Something someone told me once is if you go in there 20 minutes before they usually wake (yes I know you'll have to set an alarm), and gently rouse them, not enough to completely wake them, it changes their sleep pattern and they don't wake up at that time!
There is also a big difference between waking having had enough sleep (chatting, happy etc) and waking having not had enough sleep. The former apparently is virtually incurable, the second there is hope!
my children both went through phases like this and grew out of it and returned to normal 6:30 - 7 wake times after about 12 months. lots of symopathy though - its hell when its happening and im not sure why they do it or if you can stop it. i got all kinds of advice but think above poster has the right idea - treat it like a night wakening.
Hi my son does this, but I refuse to let him get out of his cot until at least 6am! I go in an reassure him or give him a dummy or sometimes even a bottle, but treat it like he has woken in the night. Sometimes this works & he goes back to sleep, sometimes not but as long as he is not screaming I let him whinge! The other things you could try are cutting down naps in the day, and keeping him up later at night.

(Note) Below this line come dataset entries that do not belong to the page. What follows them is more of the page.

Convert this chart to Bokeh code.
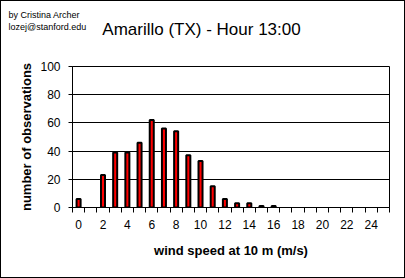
from bokeh.plotting import figure
from bokeh.models import Range1d, FixedTicker, Label, ColumnDataSource
from bokeh.embed import file_html
from bokeh.resources import INLINE

# ---- data ----
speeds = list(range(26))
counts = [6, 0, 23, 39, 39, 46, 62, 56, 54, 37, 33, 15, 6, 3, 3, 1, 1,
          0, 0, 0, 0, 0, 0, 0, 0, 0]
tick_labels = [0, 2, 4, 6, 8, 10, 12, 14, 16, 18, 20, 22, 24]
y_ticks = [0, 20, 40, 60, 80, 100]
title_text = "Amarillo (TX) - Hour 13:00"
credit_lines = ["by Cristina Archer", "lozej@stanford.edu"]
x_title = "wind speed at 10 m (m/s)"
y_title = "number of observations"

FONT = "Liberation Sans"

xs = [s for s, c in zip(speeds, counts) if c > 0]
ys = [c for c in counts if c > 0]
src = ColumnDataSource(dict(x=xs, top=ys))

p = figure(width=405, height=278, output_backend="svg", toolbar_location=None,
           x_range=Range1d(-0.5, 25.5), y_range=Range1d(0, 100),
           min_border_left=72, min_border_right=16,
           min_border_top=66, min_border_bottom=71,
           background_fill_color="white", border_fill_alpha=0)
p.styles = {"box-shadow": "inset 0 0 0 1px black", "background-color": "white"}

p.vbar(x="x", top="top", width=0.33, source=src,
       fill_color="#ff0000", line_color="black", line_width=2)

# grid / outline
p.xgrid.visible = False
p.ygrid.grid_line_color = "black"
p.ygrid.grid_line_width = 1
p.outline_line_color = "black"
p.outline_line_width = 1

# y axis
ya = p.yaxis[0]
ya.ticker = FixedTicker(ticks=y_ticks, minor_ticks=[])
ya.axis_line_color = "black"
ya.major_tick_in = 0
ya.major_tick_out = 4
ya.major_tick_line_color = "black"
ya.minor_tick_line_color = None
ya.major_label_standoff = 8
ya.major_label_text_font = FONT
ya.major_label_text_font_size = "12px"
ya.major_label_text_color = "black"
ya.axis_label = y_title
ya.axis_label_text_font = FONT
ya.axis_label_text_font_style = "bold"
ya.axis_label_text_font_size = "13px"
ya.axis_label_text_color = "black"
ya.axis_label_standoff = 3

# x axis
xa = p.xaxis[0]
xa.ticker = FixedTicker(ticks=tick_labels,
                        minor_ticks=[s - 0.5 for s in speeds] + [speeds[-1] + 0.5])
xa.axis_line_color = "black"
xa.major_tick_in = 0
xa.major_tick_out = 0
xa.minor_tick_in = 0
xa.minor_tick_out = 5
xa.minor_tick_line_color = "black"
xa.major_label_standoff = 7
xa.major_label_text_font = FONT
xa.major_label_text_font_size = "12px"
xa.major_label_text_color = "black"
xa.axis_label = x_title
xa.axis_label_text_font = FONT
xa.axis_label_text_font_style = "bold"
xa.axis_label_text_font_size = "13px"
xa.axis_label_text_color = "black"
xa.axis_label_standoff = 11

# title and credits, in canvas pixels, in the top panel (not clipped)
p.add_layout(Label(x=201, y=29, x_units="canvas", y_units="canvas",
                   text=title_text, text_align="center",
                   text_baseline="alphabetic", text_font=FONT,
                   text_font_size="17px", text_color="black"), "above")
p.add_layout(Label(x=8, y=14, x_units="canvas", y_units="canvas",
                   text=credit_lines[0], text_align="left",
                   text_baseline="alphabetic", text_font=FONT,
                   text_font_size="9px", text_color="black"), "above")
p.add_layout(Label(x=8, y=26, x_units="canvas", y_units="canvas",
                   text=credit_lines[1], text_align="left",
                   text_baseline="alphabetic", text_font=FONT,
                   text_font_size="9px", text_color="black"), "above")

open("out.html", "w").write(file_html(p, INLINE))
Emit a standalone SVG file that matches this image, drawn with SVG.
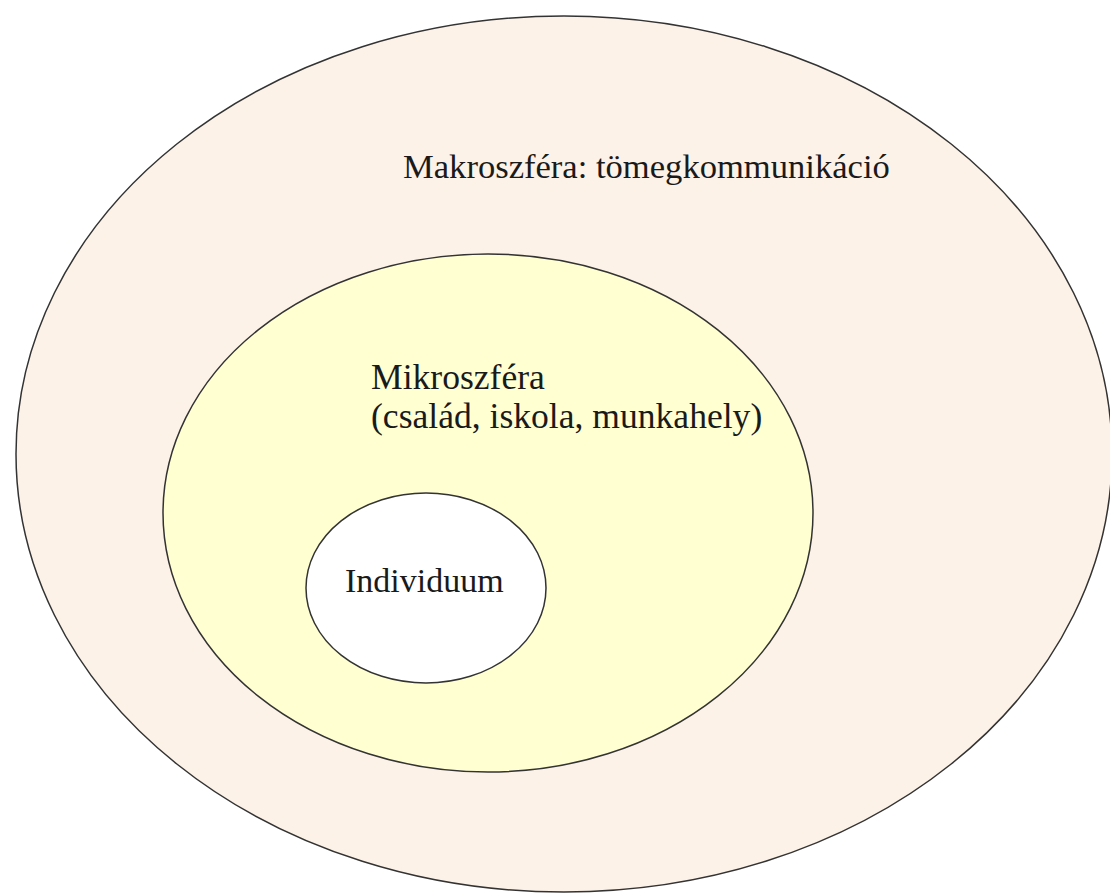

I usually stick him in the bath to wake him up if falling asleep too early!
If you find the answer tell me dd1 was always a 6-630am riser but dd2 is between 4.50 and 5.10am and its doing my head in, we've all got colds and dd1 coughing woke dd2 up last night so in total I had 4 hours of broken sleep. Today we are all grouchy (dh went to work at 4.30am so must be knackered) I am really losing my patience with them plus I have to go and babysit for a friend tonight when all I want to do is eat my dinner, have a bath and go to bed
I also have no answers but lots of sympathy. My DD did this for about 4 or 5 months and then just stopped. I have no idea why she was waking or why she stopped but I remember that depression that would hit me at 4.40am when I realised that my day had begun and there would be no more sleep.
Ds (11 months) has decided that 4.30am is a good time to get up and greet the day. I can normally manage to persuade him to go back to sleep after about 45 minutes of stroking and patting, but then its only for half an hour or so he goes to bed at 7pm and sleeps (usually) until 4.30, when he just doesnt seem tired anymore.
Whats strange is that even when we put him to bed later (e.g. 7.45 last night) he still wakes between 4.30 and 4.45. Its nothing environmental his room is very dark, and he wakes at the same time whether we are at home or somewhere else, so its not noise outside. Even the amount of daytime sleep doesnt make any difference.
On the one hand, hes only just stopped waking multiple times in the night, so I feel I should be pleased hes got the hang of uninterrupted sleep, but at least he never used to wake at stupid oclock in the morning full of beans.
Id welcome any advice co-sleeping isnt working, when I bring him into bed he just yells and tries to poke me in the eye. At the moment one of us has to get up and take him downstairs and play with him so everyone else in the family can get some sleep.
Why isn't there a tired emoticon on MN? Surely it would be much used and appreciated.